WHAT YOU SHOULD DO —
You are to retype all of the data exactly as it appears.

INFORMATION SHOWN —

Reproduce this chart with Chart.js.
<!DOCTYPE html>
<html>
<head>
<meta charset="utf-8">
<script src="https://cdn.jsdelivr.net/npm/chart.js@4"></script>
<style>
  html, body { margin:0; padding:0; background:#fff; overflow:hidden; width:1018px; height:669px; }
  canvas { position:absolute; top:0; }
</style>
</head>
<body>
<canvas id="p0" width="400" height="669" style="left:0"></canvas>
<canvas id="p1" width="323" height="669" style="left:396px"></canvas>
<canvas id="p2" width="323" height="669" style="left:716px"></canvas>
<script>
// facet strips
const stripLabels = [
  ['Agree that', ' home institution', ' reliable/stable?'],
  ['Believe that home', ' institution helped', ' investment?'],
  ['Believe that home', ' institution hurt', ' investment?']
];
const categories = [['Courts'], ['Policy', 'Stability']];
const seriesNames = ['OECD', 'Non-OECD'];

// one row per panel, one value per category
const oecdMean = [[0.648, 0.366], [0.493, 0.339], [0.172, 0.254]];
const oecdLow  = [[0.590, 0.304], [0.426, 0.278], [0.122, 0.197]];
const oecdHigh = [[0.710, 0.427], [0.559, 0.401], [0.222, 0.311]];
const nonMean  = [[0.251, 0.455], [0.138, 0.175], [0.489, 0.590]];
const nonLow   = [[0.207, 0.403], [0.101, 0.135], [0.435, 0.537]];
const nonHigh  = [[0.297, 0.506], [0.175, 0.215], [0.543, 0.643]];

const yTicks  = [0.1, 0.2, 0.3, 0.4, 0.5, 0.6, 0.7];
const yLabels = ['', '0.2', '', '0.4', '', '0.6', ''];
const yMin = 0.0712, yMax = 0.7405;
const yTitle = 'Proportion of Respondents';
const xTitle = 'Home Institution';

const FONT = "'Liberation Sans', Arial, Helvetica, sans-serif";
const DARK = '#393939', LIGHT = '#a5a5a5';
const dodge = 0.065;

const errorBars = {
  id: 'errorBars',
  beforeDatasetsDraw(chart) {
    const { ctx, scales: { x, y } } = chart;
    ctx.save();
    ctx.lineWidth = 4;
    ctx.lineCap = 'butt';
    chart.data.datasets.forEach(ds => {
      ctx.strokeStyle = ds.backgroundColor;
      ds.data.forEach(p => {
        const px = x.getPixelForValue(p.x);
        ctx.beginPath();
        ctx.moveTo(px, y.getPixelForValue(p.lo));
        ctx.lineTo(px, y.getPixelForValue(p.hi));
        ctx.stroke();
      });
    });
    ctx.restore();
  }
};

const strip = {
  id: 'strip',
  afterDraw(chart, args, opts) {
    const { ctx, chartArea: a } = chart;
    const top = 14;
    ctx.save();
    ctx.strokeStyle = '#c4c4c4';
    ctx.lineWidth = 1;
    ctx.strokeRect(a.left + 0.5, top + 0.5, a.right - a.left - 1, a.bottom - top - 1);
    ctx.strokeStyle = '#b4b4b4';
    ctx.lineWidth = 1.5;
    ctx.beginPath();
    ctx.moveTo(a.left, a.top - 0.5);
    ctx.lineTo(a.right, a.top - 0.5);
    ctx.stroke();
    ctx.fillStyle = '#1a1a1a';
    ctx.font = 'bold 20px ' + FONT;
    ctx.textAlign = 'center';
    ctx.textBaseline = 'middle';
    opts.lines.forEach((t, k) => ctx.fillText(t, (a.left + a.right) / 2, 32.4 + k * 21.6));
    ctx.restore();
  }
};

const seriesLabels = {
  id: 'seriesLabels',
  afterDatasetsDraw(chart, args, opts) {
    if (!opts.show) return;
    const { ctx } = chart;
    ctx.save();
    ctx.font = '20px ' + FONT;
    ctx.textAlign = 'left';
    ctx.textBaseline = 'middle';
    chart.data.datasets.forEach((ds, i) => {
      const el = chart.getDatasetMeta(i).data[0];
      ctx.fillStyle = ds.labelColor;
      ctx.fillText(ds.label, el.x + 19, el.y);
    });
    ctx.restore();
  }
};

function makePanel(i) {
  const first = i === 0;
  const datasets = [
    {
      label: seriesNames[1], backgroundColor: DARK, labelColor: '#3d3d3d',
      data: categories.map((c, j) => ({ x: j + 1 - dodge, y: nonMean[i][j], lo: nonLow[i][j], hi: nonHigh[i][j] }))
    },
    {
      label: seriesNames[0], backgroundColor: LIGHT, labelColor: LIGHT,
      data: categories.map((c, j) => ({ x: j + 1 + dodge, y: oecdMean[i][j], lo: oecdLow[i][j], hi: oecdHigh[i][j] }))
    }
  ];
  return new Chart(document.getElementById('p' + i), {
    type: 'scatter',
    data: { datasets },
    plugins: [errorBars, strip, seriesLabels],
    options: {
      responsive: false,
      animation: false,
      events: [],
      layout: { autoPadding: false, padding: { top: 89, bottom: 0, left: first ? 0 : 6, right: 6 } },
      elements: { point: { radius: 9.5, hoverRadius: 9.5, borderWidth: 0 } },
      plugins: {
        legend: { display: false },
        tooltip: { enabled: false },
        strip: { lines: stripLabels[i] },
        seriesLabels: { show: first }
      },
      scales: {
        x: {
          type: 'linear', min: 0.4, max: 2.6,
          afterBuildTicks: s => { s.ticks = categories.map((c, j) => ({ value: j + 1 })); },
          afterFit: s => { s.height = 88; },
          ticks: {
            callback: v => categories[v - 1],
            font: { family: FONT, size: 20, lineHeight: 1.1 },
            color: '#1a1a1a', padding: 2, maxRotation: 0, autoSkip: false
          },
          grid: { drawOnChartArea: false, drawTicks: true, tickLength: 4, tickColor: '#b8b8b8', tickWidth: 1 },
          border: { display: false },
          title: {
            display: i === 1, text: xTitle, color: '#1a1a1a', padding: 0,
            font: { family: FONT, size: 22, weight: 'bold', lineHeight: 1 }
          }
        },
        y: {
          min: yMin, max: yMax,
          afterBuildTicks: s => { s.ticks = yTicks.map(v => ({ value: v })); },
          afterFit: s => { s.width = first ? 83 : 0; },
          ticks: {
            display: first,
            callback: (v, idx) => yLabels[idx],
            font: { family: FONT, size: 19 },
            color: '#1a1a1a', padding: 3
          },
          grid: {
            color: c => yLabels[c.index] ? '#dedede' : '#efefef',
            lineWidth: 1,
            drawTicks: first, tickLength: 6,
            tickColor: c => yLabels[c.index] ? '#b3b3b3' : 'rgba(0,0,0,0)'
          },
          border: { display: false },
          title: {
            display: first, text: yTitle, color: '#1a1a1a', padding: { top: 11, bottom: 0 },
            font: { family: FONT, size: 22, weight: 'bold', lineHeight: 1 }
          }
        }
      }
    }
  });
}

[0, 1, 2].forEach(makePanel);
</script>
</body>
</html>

OUTPUT OF THE EXERCISE —
Reproduce this chart with Chart.js.
<!DOCTYPE html>
<html>
<head>
<meta charset="utf-8">
<script src="https://cdn.jsdelivr.net/npm/chart.js@4"></script>
<style>
  html, body { margin:0; padding:0; background:#fff; overflow:hidden; width:1018px; height:669px; }
  canvas { position:absolute; top:0; }
</style>
</head>
<body>
<canvas id="p0" width="400" height="669" style="left:0"></canvas>
<canvas id="p1" width="323" height="669" style="left:396px"></canvas>
<canvas id="p2" width="323" height="669" style="left:716px"></canvas>
<script>
// facet strips
const stripLabels = [
  ['Agree that', ' home institution', ' reliable/stable?'],
  ['Believe that home', ' institution helped', ' investment?'],
  ['Believe that home', ' institution hurt', ' investment?']
];
const categories = [['Courts'], ['Policy', 'Stability']];
const seriesNames = ['OECD', 'Non-OECD'];

// one row per panel, one value per category
const oecdMean = [[0.648, 0.366], [0.493, 0.339], [0.172, 0.254]];
const oecdLow  = [[0.590, 0.304], [0.426, 0.278], [0.122, 0.197]];
const oecdHigh = [[0.710, 0.427], [0.559, 0.401], [0.222, 0.311]];
const nonMean  = [[0.251, 0.455], [0.138, 0.175], [0.489, 0.590]];
const nonLow   = [[0.207, 0.403], [0.101, 0.135], [0.435, 0.537]];
const nonHigh  = [[0.297, 0.506], [0.175, 0.215], [0.543, 0.643]];

const yTicks  = [0.1, 0.2, 0.3, 0.4, 0.5, 0.6, 0.7];
const yLabels = ['', '0.2', '', '0.4', '', '0.6', ''];
const yMin = 0.0712, yMax = 0.7405;
const yTitle = 'Proportion of Respondents';
const xTitle = 'Home Institution';

const FONT = "'Liberation Sans', Arial, Helvetica, sans-serif";
const DARK = '#393939', LIGHT = '#a5a5a5';
const dodge = 0.065;

const errorBars = {
  id: 'errorBars',
  beforeDatasetsDraw(chart) {
    const { ctx, scales: { x, y } } = chart;
    ctx.save();
    ctx.lineWidth = 4;
    ctx.lineCap = 'butt';
    chart.data.datasets.forEach(ds => {
      ctx.strokeStyle = ds.backgroundColor;
      ds.data.forEach(p => {
        const px = x.getPixelForValue(p.x);
        ctx.beginPath();
        ctx.moveTo(px, y.getPixelForValue(p.lo));
        ctx.lineTo(px, y.getPixelForValue(p.hi));
        ctx.stroke();
      });
    });
    ctx.restore();
  }
};

const strip = {
  id: 'strip',
  afterDraw(chart, args, opts) {
    const { ctx, chartArea: a } = chart;
    const top = 14;
    ctx.save();
    ctx.strokeStyle = '#c4c4c4';
    ctx.lineWidth = 1;
    ctx.strokeRect(a.left + 0.5, top + 0.5, a.right - a.left - 1, a.bottom - top - 1);
    ctx.strokeStyle = '#b4b4b4';
    ctx.lineWidth = 1.5;
    ctx.beginPath();
    ctx.moveTo(a.left, a.top - 0.5);
    ctx.lineTo(a.right, a.top - 0.5);
    ctx.stroke();
    ctx.fillStyle = '#1a1a1a';
    ctx.font = 'bold 20px ' + FONT;
    ctx.textAlign = 'center';
    ctx.textBaseline = 'middle';
    opts.lines.forEach((t, k) => ctx.fillText(t, (a.left + a.right) / 2, 32.4 + k * 21.6));
    ctx.restore();
  }
};

const seriesLabels = {
  id: 'seriesLabels',
  afterDatasetsDraw(chart, args, opts) {
    if (!opts.show) return;
    const { ctx } = chart;
    ctx.save();
    ctx.font = '20px ' + FONT;
    ctx.textAlign = 'left';
    ctx.textBaseline = 'middle';
    chart.data.datasets.forEach((ds, i) => {
      const el = chart.getDatasetMeta(i).data[0];
      ctx.fillStyle = ds.labelColor;
      ctx.fillText(ds.label, el.x + 19, el.y);
    });
    ctx.restore();
  }
};

function makePanel(i) {
  const first = i === 0;
  const datasets = [
    {
      label: seriesNames[1], backgroundColor: DARK, labelColor: '#3d3d3d',
      data: categories.map((c, j) => ({ x: j + 1 - dodge, y: nonMean[i][j], lo: nonLow[i][j], hi: nonHigh[i][j] }))
    },
    {
      label: seriesNames[0], backgroundColor: LIGHT, labelColor: LIGHT,
      data: categories.map((c, j) => ({ x: j + 1 + dodge, y: oecdMean[i][j], lo: oecdLow[i][j], hi: oecdHigh[i][j] }))
    }
  ];
  return new Chart(document.getElementById('p' + i), {
    type: 'scatter',
    data: { datasets },
    plugins: [errorBars, strip, seriesLabels],
    options: {
      responsive: false,
      animation: false,
      events: [],
      layout: { autoPadding: false, padding: { top: 89, bottom: 0, left: first ? 0 : 6, right: 6 } },
      elements: { point: { radius: 9.5, hoverRadius: 9.5, borderWidth: 0 } },
      plugins: {
        legend: { display: false },
        tooltip: { enabled: false },
        strip: { lines: stripLabels[i] },
        seriesLabels: { show: first }
      },
      scales: {
        x: {
          type: 'linear', min: 0.4, max: 2.6,
          afterBuildTicks: s => { s.ticks = categories.map((c, j) => ({ value: j + 1 })); },
          afterFit: s => { s.height = 88; },
          ticks: {
            callback: v => categories[v - 1],
            font: { family: FONT, size: 20, lineHeight: 1.1 },
            color: '#1a1a1a', padding: 2, maxRotation: 0, autoSkip: false
          },
          grid: { drawOnChartArea: false, drawTicks: true, tickLength: 4, tickColor: '#b8b8b8', tickWidth: 1 },
          border: { display: false },
          title: {
            display: i === 1, text: xTitle, color: '#1a1a1a', padding: 0,
            font: { family: FONT, size: 22, weight: 'bold', lineHeight: 1 }
          }
        },
        y: {
          min: yMin, max: yMax,
          afterBuildTicks: s => { s.ticks = yTicks.map(v => ({ value: v })); },
          afterFit: s => { s.width = first ? 83 : 0; },
          ticks: {
            display: first,
            callback: (v, idx) => yLabels[idx],
            font: { family: FONT, size: 19 },
            color: '#1a1a1a', padding: 3
          },
          grid: {
            color: c => yLabels[c.index] ? '#dedede' : '#efefef',
            lineWidth: 1,
            drawTicks: first, tickLength: 6,
            tickColor: c => yLabels[c.index] ? '#b3b3b3' : 'rgba(0,0,0,0)'
          },
          border: { display: false },
          title: {
            display: first, text: yTitle, color: '#1a1a1a', padding: { top: 11, bottom: 0 },
            font: { family: FONT, size: 22, weight: 'bold', lineHeight: 1 }
          }
        }
      }
    }
  });
}

[0, 1, 2].forEach(makePanel);
</script>
</body>
</html>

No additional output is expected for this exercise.